Another Mother’s Son is based on the true story of Jersey resident Louisa Gould (played by Jenny Seagrove) who takes in a Russian escapee in 1942. The Germans are using The Channel Islands as a base where prisoners of war are used as slave labour.

Feodor (Julian Kostov) escapes the camp and is discovered by Louisa who – with sons fighting in the war – decides she can’t give him up and decides to harbour him. She’s aided by her sister, brother and village postmaster (Amanda Abbington, Ronan Keating and John Hannah respectively). She calls him Bill for short and a curious relationship is struck up.

While the outcome is almost inevitable, the story is intriguing and in some respects almost incredible – after a few months, and lucky escapes, Bill is wandering around freely, helping out in the village shop as if he’s part of the furniture. However, it’s the complex social set up of the community during the occupation that is almost more interesting.

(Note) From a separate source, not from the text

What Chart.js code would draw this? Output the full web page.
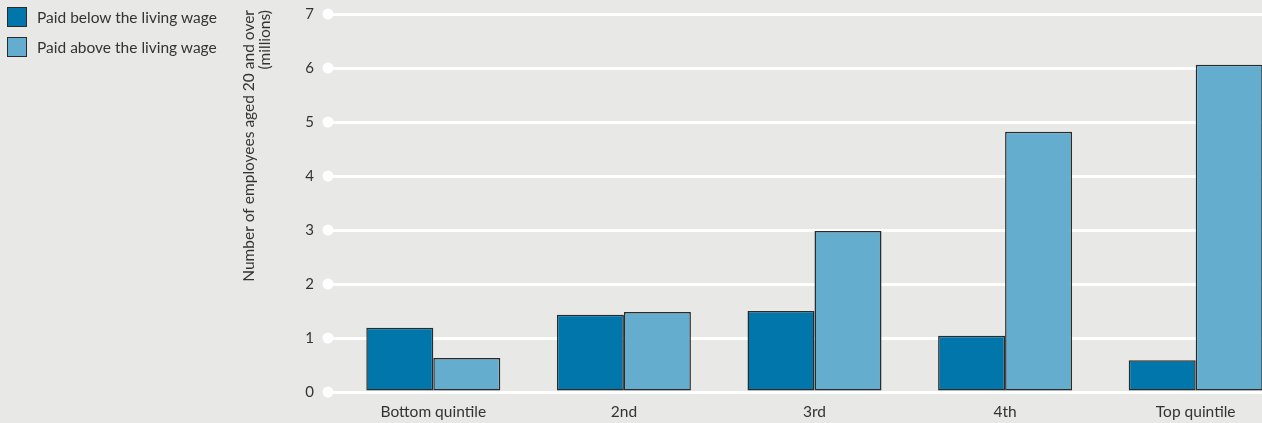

Writer Jenny Lecoat deftly weaves in the resistance, the collaborators and grasses, the liaisons between the German troops and some of the women on the island. Choices are made, some of which can be seen with more sympathy than others. The young woman whom Louisa confronts for ‘fraternising’ with the enemy, draws some understanding. The bitter settling of old scores, to the extent that these could lead to imprisonment and deportation to the camps, doesn’t.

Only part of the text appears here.